To reach the state’s goal of 100% renewable power by 2045 – and its interim goals of 30% by 2020, 40% by 2030 and 70% by 2040 – Hawaiian Electric Co. has begun to develop better ways to manage curtailed power, which otherwise is lost to the system.
Part of the solution can be found in a report the company recently filed with the state’s Public Utilities Commission (PUC). Authored by the Smart Electric Power Alliance (SEPA) and ScottMadden, the report outlines a new model power purchase agreement (PPA) that Hawaiian Electric Co. is now preparing to use for future utility-scale renewable projects.
As principal co-authors of the report, our ultimate goal for this new model PPA, called the Renewable Dispatchable Generation (RDG) model, is to convert utilities from passive takers of power generation produced by various sources into proactive asset managers. With the RDG, curtailment, if necessary, is scheduled based not on the seniority of projects – that is, the most recently commissioned projects are curtailed first – but on specific, real-time needs and costs to the system. Production by these projects is then reduced in a way that creates “headroom,” or a reserve of power, that can provide ancillary, grid support services such as frequency or voltage regulation or spinning reserves.
The RDG model also improves project economics by allocating the risk of potential revenue loss due to curtailment more equitably between renewable energy developers and utilities.

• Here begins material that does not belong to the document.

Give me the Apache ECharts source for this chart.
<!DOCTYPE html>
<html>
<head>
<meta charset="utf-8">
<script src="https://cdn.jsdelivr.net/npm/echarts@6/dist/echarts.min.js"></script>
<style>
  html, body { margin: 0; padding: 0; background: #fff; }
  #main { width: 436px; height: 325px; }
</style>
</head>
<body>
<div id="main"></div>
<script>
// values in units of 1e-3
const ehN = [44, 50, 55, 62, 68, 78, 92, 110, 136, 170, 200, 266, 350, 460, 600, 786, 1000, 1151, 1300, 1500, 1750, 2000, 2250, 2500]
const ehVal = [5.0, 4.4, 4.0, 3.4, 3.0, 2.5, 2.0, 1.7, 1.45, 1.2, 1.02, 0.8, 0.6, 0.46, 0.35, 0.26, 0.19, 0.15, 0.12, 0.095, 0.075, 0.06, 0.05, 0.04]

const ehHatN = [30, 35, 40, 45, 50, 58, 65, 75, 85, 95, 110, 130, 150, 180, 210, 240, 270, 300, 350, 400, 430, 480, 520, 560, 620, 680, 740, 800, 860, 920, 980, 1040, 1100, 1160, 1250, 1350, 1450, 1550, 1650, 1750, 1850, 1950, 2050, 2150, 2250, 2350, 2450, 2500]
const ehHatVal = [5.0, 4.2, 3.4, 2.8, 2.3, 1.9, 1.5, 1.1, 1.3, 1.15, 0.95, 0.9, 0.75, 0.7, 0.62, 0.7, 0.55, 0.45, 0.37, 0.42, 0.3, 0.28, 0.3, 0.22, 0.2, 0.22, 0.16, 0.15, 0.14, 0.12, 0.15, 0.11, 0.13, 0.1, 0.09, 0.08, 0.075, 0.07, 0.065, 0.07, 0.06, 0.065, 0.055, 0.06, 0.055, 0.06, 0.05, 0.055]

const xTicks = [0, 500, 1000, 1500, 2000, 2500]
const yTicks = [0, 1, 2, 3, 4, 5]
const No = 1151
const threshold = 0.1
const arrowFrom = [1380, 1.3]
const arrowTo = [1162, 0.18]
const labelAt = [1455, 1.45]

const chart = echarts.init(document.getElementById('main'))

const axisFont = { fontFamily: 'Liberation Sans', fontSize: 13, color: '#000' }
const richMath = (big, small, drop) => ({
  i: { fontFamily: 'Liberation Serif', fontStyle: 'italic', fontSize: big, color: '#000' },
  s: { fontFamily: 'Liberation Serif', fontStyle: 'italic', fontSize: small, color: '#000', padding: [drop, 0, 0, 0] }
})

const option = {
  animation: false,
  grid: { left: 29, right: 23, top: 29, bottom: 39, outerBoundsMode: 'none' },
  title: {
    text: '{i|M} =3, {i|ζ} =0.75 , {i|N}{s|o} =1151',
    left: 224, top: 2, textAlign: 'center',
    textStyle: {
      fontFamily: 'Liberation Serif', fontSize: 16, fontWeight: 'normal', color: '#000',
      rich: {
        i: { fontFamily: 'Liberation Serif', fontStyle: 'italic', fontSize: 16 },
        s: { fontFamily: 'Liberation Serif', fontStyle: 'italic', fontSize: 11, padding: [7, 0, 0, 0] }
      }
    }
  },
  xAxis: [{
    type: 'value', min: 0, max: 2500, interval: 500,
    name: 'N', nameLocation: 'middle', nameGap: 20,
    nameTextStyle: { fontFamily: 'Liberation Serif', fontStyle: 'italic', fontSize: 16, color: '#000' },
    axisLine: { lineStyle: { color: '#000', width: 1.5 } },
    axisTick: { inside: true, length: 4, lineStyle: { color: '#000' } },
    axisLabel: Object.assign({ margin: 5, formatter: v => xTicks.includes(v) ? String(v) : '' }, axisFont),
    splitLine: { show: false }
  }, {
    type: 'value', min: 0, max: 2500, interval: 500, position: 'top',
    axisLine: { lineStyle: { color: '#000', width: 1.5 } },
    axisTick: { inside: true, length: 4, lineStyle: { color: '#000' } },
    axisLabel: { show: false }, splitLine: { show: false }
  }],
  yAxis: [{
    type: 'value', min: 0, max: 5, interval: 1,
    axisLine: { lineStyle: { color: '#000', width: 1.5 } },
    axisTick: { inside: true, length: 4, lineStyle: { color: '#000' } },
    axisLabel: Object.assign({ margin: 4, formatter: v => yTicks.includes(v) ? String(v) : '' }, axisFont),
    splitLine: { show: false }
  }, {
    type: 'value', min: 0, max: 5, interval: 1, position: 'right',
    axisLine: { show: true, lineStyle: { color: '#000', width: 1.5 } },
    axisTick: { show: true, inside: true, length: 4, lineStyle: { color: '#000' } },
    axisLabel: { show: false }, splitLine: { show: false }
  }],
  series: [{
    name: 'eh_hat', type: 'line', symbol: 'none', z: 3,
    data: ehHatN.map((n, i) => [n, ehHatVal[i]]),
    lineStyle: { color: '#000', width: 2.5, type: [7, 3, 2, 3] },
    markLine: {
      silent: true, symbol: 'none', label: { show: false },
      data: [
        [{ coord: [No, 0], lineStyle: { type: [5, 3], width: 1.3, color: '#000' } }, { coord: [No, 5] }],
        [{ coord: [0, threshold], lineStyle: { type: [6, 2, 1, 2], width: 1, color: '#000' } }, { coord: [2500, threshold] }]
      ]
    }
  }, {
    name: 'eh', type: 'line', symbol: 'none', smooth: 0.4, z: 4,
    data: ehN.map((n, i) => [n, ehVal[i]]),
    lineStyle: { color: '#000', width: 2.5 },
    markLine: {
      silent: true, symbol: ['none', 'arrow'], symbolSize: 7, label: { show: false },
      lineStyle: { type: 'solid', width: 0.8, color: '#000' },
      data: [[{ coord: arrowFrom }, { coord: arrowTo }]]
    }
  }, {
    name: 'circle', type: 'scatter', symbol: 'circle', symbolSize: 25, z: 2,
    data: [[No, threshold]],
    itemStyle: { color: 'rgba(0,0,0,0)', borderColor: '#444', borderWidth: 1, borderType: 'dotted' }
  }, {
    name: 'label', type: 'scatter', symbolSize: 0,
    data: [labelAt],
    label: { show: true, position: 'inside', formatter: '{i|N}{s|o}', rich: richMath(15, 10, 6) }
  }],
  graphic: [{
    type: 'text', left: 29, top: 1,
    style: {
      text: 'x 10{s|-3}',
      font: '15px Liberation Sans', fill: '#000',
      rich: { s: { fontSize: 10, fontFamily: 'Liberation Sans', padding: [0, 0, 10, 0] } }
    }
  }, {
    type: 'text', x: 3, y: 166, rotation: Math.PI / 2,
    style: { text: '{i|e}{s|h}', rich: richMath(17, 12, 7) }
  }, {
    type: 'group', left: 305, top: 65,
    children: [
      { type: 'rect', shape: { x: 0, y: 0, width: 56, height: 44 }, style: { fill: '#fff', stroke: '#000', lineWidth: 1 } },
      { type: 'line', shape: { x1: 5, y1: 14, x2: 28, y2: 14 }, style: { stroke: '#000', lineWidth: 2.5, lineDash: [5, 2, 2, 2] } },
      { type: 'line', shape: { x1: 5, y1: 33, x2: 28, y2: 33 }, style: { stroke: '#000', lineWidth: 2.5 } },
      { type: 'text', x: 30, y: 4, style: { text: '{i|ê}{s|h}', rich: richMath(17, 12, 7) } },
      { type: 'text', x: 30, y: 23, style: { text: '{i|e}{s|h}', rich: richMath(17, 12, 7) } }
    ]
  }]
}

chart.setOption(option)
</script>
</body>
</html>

Concerns related to curtailment are not unique to the state of Hawaii. The issue has emerged in California and other states where high levels of distributed solar PV have resulted in potential curtailment of other large, lower-cost renewable assets. However, because each Hawaiian island has a grid with no interconnection to others, on top of a residential solar penetration level of more than 20%, the state far outpaces others in the magnitude of curtailment necessary to balance supply and demand.
Curtailment issues
Electricity prices in Hawaii are among the highest in the U.S. – more than twice the national average – which has given customers a compelling incentive for deploying private rooftop solar and other distributed energy resources (DERs), such as storage and electric vehicles. Hawaiian Electric Co. is forecasting that levels of customer-sited DERs on island grids could almost triple by 2030.

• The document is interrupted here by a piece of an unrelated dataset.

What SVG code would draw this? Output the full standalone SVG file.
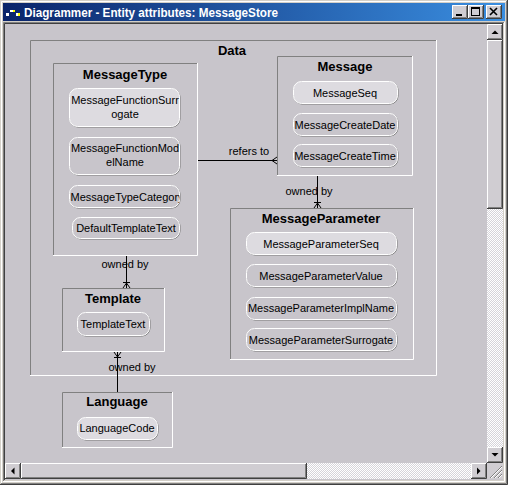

At the same time, the utility is planning to significantly increase utility-scale wind and solar generation on each island. Because behind-the-meter DERs meet a large portion of each island’s electricity use, the load served by utility-scale conventional and renewable resources is increasingly limited during peak sunshine hours. The result is the potential for a growing need for curtailment.

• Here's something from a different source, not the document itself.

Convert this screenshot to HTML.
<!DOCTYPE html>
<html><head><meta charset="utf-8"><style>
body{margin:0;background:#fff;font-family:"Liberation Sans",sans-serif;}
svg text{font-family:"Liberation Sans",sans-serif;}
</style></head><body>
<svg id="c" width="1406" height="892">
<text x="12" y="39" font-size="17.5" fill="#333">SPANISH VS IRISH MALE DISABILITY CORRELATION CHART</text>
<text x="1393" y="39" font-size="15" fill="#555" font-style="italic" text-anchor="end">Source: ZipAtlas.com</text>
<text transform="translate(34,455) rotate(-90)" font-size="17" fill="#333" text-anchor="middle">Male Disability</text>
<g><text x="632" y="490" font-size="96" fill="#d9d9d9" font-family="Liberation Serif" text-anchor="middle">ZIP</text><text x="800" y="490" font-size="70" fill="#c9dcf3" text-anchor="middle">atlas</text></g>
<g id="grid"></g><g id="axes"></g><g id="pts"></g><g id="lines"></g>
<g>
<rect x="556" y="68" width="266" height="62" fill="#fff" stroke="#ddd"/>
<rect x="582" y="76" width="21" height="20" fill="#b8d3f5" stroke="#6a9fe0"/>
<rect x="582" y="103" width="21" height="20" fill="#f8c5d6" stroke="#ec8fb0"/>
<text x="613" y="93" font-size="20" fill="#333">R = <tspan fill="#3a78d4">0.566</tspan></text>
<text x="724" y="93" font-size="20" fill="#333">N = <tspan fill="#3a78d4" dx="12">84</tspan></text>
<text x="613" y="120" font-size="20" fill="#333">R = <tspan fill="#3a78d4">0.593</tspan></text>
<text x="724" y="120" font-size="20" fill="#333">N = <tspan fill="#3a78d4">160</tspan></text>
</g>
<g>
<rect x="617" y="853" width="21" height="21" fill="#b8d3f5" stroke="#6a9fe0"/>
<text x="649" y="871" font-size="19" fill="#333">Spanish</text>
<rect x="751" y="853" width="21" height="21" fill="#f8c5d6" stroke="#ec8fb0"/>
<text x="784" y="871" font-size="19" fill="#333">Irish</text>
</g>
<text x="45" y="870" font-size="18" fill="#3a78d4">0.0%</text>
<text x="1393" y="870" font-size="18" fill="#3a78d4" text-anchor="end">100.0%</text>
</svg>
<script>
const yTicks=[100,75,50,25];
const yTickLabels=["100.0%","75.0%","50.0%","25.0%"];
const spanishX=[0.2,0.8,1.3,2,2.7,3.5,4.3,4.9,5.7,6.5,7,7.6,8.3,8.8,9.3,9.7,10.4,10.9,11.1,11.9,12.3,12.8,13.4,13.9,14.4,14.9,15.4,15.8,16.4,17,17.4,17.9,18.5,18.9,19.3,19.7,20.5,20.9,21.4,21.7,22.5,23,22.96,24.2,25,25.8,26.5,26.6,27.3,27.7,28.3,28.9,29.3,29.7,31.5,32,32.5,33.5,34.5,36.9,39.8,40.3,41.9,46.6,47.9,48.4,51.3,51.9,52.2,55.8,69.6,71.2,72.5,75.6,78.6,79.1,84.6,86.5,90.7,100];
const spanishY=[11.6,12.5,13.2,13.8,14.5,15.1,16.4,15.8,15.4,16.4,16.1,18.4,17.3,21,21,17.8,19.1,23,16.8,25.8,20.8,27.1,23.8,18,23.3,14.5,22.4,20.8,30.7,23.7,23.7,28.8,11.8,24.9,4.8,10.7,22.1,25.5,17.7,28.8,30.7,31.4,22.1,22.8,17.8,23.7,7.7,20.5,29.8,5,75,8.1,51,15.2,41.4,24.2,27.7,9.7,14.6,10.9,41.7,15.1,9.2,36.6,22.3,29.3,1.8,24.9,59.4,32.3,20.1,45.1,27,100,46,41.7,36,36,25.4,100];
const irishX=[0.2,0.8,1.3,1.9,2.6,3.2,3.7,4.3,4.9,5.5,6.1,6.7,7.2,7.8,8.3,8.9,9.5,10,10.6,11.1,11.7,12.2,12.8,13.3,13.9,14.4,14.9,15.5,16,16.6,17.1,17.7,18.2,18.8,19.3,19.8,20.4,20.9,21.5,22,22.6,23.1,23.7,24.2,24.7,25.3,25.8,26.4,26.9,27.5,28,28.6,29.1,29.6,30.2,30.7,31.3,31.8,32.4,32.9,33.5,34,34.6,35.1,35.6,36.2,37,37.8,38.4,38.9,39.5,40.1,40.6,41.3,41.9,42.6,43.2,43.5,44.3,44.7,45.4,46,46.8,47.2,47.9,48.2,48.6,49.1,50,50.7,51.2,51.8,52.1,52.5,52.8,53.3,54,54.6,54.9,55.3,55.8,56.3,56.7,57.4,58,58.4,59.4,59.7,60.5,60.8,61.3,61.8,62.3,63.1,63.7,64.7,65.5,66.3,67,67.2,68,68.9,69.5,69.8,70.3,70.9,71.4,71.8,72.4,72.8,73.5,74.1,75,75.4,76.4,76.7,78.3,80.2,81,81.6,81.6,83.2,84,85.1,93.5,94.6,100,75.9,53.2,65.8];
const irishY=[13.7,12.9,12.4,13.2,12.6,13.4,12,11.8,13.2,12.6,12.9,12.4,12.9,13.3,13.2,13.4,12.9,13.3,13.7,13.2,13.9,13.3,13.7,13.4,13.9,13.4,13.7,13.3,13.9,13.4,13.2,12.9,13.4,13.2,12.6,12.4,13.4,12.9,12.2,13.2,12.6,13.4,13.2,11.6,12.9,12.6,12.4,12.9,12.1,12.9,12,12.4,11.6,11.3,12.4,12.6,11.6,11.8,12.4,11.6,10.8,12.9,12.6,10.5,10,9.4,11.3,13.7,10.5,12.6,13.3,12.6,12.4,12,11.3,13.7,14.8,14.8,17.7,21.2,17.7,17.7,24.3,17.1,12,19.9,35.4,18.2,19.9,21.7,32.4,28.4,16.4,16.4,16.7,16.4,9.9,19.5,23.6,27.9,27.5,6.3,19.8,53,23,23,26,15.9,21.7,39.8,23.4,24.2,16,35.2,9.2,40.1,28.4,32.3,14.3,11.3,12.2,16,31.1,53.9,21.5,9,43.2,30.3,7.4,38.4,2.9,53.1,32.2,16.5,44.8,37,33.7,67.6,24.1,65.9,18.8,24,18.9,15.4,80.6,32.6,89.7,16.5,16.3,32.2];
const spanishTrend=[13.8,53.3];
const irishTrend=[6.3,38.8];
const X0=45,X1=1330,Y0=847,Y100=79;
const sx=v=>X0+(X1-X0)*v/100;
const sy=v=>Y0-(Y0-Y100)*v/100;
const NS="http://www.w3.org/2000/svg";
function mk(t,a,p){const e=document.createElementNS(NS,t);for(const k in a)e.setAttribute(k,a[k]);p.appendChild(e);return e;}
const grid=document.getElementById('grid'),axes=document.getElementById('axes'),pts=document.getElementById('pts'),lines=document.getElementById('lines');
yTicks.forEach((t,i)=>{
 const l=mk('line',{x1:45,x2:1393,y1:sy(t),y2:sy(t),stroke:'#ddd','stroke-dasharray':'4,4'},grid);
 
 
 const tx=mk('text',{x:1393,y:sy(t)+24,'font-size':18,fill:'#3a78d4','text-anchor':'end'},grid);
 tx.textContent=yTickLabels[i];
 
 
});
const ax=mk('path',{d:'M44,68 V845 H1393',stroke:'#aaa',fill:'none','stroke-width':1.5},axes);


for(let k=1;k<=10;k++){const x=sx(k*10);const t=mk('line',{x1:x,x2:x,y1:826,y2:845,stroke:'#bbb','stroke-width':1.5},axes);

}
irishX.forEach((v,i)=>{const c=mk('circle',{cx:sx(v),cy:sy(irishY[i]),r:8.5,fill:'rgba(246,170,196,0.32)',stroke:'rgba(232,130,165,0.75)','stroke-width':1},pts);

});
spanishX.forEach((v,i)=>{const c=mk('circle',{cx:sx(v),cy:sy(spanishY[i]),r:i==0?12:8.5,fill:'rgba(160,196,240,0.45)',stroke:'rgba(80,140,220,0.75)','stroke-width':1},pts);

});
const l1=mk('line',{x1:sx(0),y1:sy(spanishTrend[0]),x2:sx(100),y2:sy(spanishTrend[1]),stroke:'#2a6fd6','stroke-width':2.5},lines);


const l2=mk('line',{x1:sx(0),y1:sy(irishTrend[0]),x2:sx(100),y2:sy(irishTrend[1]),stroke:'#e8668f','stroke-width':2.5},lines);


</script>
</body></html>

At its most basic, curtailment is the reduction of a given purchased power resource below its otherwise theoretical output level. Since variable renewable resources like wind and solar are not dispatchable by nature, their production profile cannot be modified to meet system needs without forfeiting energy production. And because each island has its own, self-contained grid that can neither import nor export power, the potential need for curtailment could be significant.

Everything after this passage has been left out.